You Are Busy... But Are You Productive?
As a manager of a search firm you do all the right things to manage your staff. You hire intelligently, train effectively, and demand accountability of everyone except the most important person, yourself. In the over twenty five years of industry experience the most common mistake made by most owners is allowing themselves to think they are being productive, while never measuring their own effectiveness.

Holding your search consultants accountable is the easy part. You demand they plan their next day the night before. You know how much daily phone time they should have? The number of job orders, interviews, sales calls, and send-outs they should have each week to meet their performance criteria. The evaluation is simple, they either accomplish those key metrics or they don't. However, in your case, whether you are a billing manager or not, your key metrics extended beyond the basic functions of the business to complex financial concerns and softer, less tangible, employee and client related issues.

The simple array of elements that an owner needs to be aware of and manage can easily lull one into mistaking activity with productivity. You know how it goes, as soon as you settle into your desk the first fire drill takes place. As the day unfolds, one client facing fire drill is replaced by an employee personal crisis, to an issue with your bank, and so on. How many times have you started a week with grand plans of all the things you were going to accomplish, only to find yourself Friday afternoon acknowledging that none of your intentions were completed? If you answered that such an event never happens to you, then you are not being honest with yourself and you might as well stop reading. If you are nodding in acknowledgement that this happens far too often, congratulations you are like everyone else. However, you have the opportunity to change the situation by asking yourself these three simple questions:

Question 1: You expect your staff to "plan and schedule" a balanced day, then execute flawlessly. However, how much "inspection of what you expect" do you really do?

Question 2: There are at least eight (8) different ways to communicate to your staff, how many of them do you currently use regularly and effectively?

Question 3: This is the tough one. As a manager, you know that the success of your search consultant is directly connected to their ability to plan and execute the schedule of their day. As an expert in management coaching, I would argue the same goes for you as an owner of a search firm.

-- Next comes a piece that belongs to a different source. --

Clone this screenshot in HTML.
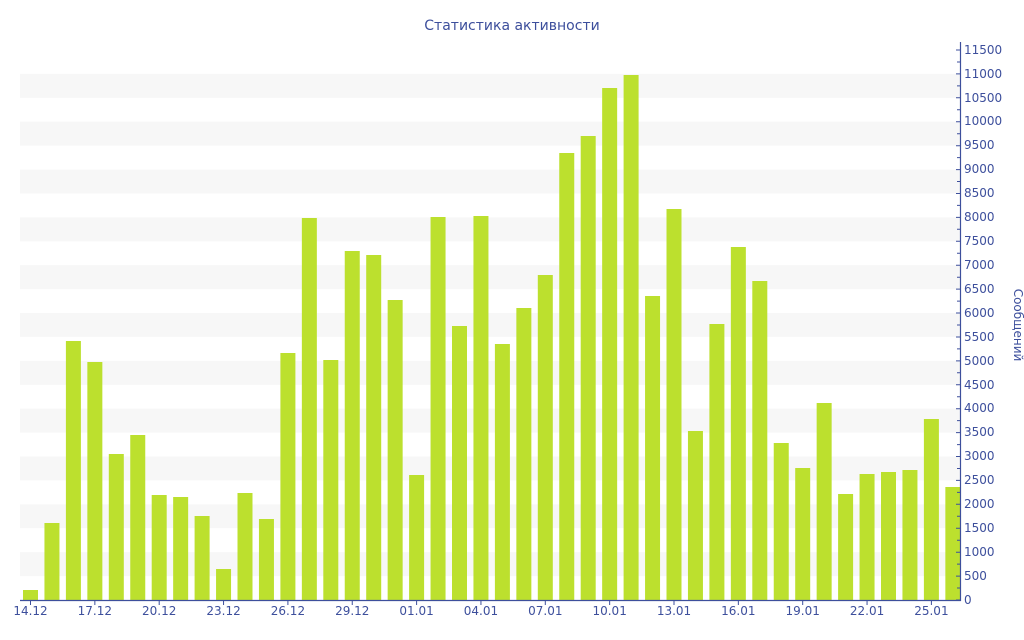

So here is the tough question, "How much of your day is scheduled with what you feel are vital activities that will translate into future gains over a sustained period of time?"

Lee Iacocca once said, "If you want to make good use of your time, you've got to know what's most important and then give it all you've got." In the past five years that I have been acting as an executive coach for dozens of successful search business owners, the one constant is the ongoing struggle to limit the amount of time spent on unimportant issues. An initial task that I advise my clients to do is to make a daily plan and schedule for themselves and stick to it. As Lee Iacocca implies in his quote, without focus to your day you can easily find yourself very busy, but that doesn't mean you are very productive. You manage your staff's key metrics, who is measuring yours? If you are not, then you need to be, or at least utilize a consultant or coach to help you do so. Success is achieved through focus, and focus is achieved through planning and discipline.